# SUPPLIED DATA:
● ● ● ● ● ● ●

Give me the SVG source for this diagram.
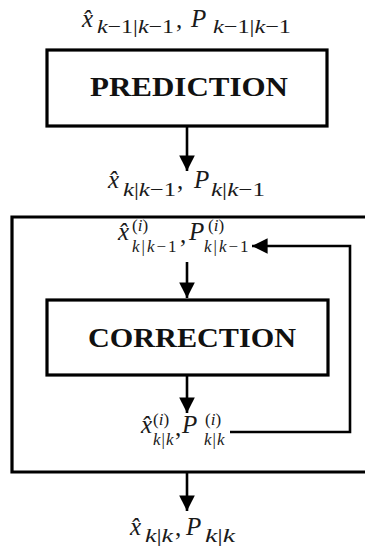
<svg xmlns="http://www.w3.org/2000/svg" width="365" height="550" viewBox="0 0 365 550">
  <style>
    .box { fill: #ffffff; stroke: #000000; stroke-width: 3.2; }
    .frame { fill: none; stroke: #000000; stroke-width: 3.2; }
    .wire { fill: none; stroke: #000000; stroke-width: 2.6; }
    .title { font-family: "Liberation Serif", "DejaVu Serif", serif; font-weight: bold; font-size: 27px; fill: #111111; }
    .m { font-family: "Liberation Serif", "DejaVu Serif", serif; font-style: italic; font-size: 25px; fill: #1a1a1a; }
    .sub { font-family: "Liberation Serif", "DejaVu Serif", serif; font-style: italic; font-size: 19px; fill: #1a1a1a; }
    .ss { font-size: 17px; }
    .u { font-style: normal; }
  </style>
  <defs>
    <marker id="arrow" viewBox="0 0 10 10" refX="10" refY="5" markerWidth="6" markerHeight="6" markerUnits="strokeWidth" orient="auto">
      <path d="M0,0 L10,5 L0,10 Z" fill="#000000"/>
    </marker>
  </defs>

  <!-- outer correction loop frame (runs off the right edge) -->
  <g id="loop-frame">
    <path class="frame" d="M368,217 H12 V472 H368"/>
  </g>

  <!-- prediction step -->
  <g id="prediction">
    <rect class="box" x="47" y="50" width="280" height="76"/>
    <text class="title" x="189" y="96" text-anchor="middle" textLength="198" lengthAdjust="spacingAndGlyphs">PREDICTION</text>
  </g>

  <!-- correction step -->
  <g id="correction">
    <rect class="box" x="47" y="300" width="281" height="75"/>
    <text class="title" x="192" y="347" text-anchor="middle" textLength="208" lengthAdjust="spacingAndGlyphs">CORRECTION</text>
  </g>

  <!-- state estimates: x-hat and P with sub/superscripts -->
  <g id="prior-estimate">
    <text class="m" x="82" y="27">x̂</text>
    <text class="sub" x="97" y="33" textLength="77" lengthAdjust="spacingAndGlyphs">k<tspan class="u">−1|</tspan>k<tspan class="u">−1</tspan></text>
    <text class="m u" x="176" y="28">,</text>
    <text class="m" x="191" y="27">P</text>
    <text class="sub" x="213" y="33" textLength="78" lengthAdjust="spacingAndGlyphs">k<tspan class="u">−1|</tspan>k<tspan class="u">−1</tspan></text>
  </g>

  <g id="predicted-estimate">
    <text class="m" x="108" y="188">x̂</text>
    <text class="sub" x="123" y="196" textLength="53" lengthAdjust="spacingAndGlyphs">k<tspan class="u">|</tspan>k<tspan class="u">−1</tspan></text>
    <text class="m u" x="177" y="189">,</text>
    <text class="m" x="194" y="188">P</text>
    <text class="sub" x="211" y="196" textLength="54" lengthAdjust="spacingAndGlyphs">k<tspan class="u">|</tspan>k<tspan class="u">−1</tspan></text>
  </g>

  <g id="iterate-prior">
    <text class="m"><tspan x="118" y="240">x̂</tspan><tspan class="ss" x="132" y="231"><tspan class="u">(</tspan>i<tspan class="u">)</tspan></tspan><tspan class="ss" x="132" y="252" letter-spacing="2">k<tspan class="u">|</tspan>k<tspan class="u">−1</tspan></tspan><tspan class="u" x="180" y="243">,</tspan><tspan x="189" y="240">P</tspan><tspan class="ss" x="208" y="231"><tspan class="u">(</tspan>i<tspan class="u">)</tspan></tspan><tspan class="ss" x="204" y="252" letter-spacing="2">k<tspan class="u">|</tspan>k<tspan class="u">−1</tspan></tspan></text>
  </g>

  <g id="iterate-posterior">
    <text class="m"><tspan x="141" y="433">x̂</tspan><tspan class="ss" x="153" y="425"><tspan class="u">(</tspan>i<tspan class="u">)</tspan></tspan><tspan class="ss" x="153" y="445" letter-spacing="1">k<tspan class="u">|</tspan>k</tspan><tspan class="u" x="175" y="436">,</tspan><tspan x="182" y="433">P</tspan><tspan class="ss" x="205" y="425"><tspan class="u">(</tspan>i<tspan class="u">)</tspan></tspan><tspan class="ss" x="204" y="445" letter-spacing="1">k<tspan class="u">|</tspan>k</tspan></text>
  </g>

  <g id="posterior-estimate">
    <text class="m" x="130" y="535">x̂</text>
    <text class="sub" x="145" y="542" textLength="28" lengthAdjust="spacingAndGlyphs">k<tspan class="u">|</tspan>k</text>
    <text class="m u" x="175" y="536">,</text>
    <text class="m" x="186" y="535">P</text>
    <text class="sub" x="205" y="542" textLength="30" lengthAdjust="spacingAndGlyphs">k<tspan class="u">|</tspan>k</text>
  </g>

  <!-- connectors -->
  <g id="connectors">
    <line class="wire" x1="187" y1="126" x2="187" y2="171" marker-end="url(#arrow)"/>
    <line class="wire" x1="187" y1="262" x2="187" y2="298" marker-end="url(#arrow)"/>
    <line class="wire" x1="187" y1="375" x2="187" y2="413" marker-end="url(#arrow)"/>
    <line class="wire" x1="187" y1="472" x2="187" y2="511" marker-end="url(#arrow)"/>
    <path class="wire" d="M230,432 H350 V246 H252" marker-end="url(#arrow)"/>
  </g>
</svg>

● ● ● ● ● ● ●

# OBJECTIVE:
Reproduce the data above in full, exactly as it is, with the pictures left out.

# SOLUTION TO THIS EXERCISE:
Give me the SVG source for this diagram.
<svg xmlns="http://www.w3.org/2000/svg" width="365" height="550" viewBox="0 0 365 550">
  <style>
    .box { fill: #ffffff; stroke: #000000; stroke-width: 3.2; }
    .frame { fill: none; stroke: #000000; stroke-width: 3.2; }
    .wire { fill: none; stroke: #000000; stroke-width: 2.6; }
    .title { font-family: "Liberation Serif", "DejaVu Serif", serif; font-weight: bold; font-size: 27px; fill: #111111; }
    .m { font-family: "Liberation Serif", "DejaVu Serif", serif; font-style: italic; font-size: 25px; fill: #1a1a1a; }
    .sub { font-family: "Liberation Serif", "DejaVu Serif", serif; font-style: italic; font-size: 19px; fill: #1a1a1a; }
    .ss { font-size: 17px; }
    .u { font-style: normal; }
  </style>
  <defs>
    <marker id="arrow" viewBox="0 0 10 10" refX="10" refY="5" markerWidth="6" markerHeight="6" markerUnits="strokeWidth" orient="auto">
      <path d="M0,0 L10,5 L0,10 Z" fill="#000000"/>
    </marker>
  </defs>

  <!-- outer correction loop frame (runs off the right edge) -->
  <g id="loop-frame">
    <path class="frame" d="M368,217 H12 V472 H368"/>
  </g>

  <!-- prediction step -->
  <g id="prediction">
    <rect class="box" x="47" y="50" width="280" height="76"/>
    <text class="title" x="189" y="96" text-anchor="middle" textLength="198" lengthAdjust="spacingAndGlyphs">PREDICTION</text>
  </g>

  <!-- correction step -->
  <g id="correction">
    <rect class="box" x="47" y="300" width="281" height="75"/>
    <text class="title" x="192" y="347" text-anchor="middle" textLength="208" lengthAdjust="spacingAndGlyphs">CORRECTION</text>
  </g>

  <!-- state estimates: x-hat and P with sub/superscripts -->
  <g id="prior-estimate">
    <text class="m" x="82" y="27">x̂</text>
    <text class="sub" x="97" y="33" textLength="77" lengthAdjust="spacingAndGlyphs">k<tspan class="u">−1|</tspan>k<tspan class="u">−1</tspan></text>
    <text class="m u" x="176" y="28">,</text>
    <text class="m" x="191" y="27">P</text>
    <text class="sub" x="213" y="33" textLength="78" lengthAdjust="spacingAndGlyphs">k<tspan class="u">−1|</tspan>k<tspan class="u">−1</tspan></text>
  </g>

  <g id="predicted-estimate">
    <text class="m" x="108" y="188">x̂</text>
    <text class="sub" x="123" y="196" textLength="53" lengthAdjust="spacingAndGlyphs">k<tspan class="u">|</tspan>k<tspan class="u">−1</tspan></text>
    <text class="m u" x="177" y="189">,</text>
    <text class="m" x="194" y="188">P</text>
    <text class="sub" x="211" y="196" textLength="54" lengthAdjust="spacingAndGlyphs">k<tspan class="u">|</tspan>k<tspan class="u">−1</tspan></text>
  </g>

  <g id="iterate-prior">
    <text class="m"><tspan x="118" y="240">x̂</tspan><tspan class="ss" x="132" y="231"><tspan class="u">(</tspan>i<tspan class="u">)</tspan></tspan><tspan class="ss" x="132" y="252" letter-spacing="2">k<tspan class="u">|</tspan>k<tspan class="u">−1</tspan></tspan><tspan class="u" x="180" y="243">,</tspan><tspan x="189" y="240">P</tspan><tspan class="ss" x="208" y="231"><tspan class="u">(</tspan>i<tspan class="u">)</tspan></tspan><tspan class="ss" x="204" y="252" letter-spacing="2">k<tspan class="u">|</tspan>k<tspan class="u">−1</tspan></tspan></text>
  </g>

  <g id="iterate-posterior">
    <text class="m"><tspan x="141" y="433">x̂</tspan><tspan class="ss" x="153" y="425"><tspan class="u">(</tspan>i<tspan class="u">)</tspan></tspan><tspan class="ss" x="153" y="445" letter-spacing="1">k<tspan class="u">|</tspan>k</tspan><tspan class="u" x="175" y="436">,</tspan><tspan x="182" y="433">P</tspan><tspan class="ss" x="205" y="425"><tspan class="u">(</tspan>i<tspan class="u">)</tspan></tspan><tspan class="ss" x="204" y="445" letter-spacing="1">k<tspan class="u">|</tspan>k</tspan></text>
  </g>

  <g id="posterior-estimate">
    <text class="m" x="130" y="535">x̂</text>
    <text class="sub" x="145" y="542" textLength="28" lengthAdjust="spacingAndGlyphs">k<tspan class="u">|</tspan>k</text>
    <text class="m u" x="175" y="536">,</text>
    <text class="m" x="186" y="535">P</text>
    <text class="sub" x="205" y="542" textLength="30" lengthAdjust="spacingAndGlyphs">k<tspan class="u">|</tspan>k</text>
  </g>

  <!-- connectors -->
  <g id="connectors">
    <line class="wire" x1="187" y1="126" x2="187" y2="171" marker-end="url(#arrow)"/>
    <line class="wire" x1="187" y1="262" x2="187" y2="298" marker-end="url(#arrow)"/>
    <line class="wire" x1="187" y1="375" x2="187" y2="413" marker-end="url(#arrow)"/>
    <line class="wire" x1="187" y1="472" x2="187" y2="511" marker-end="url(#arrow)"/>
    <path class="wire" d="M230,432 H350 V246 H252" marker-end="url(#arrow)"/>
  </g>
</svg>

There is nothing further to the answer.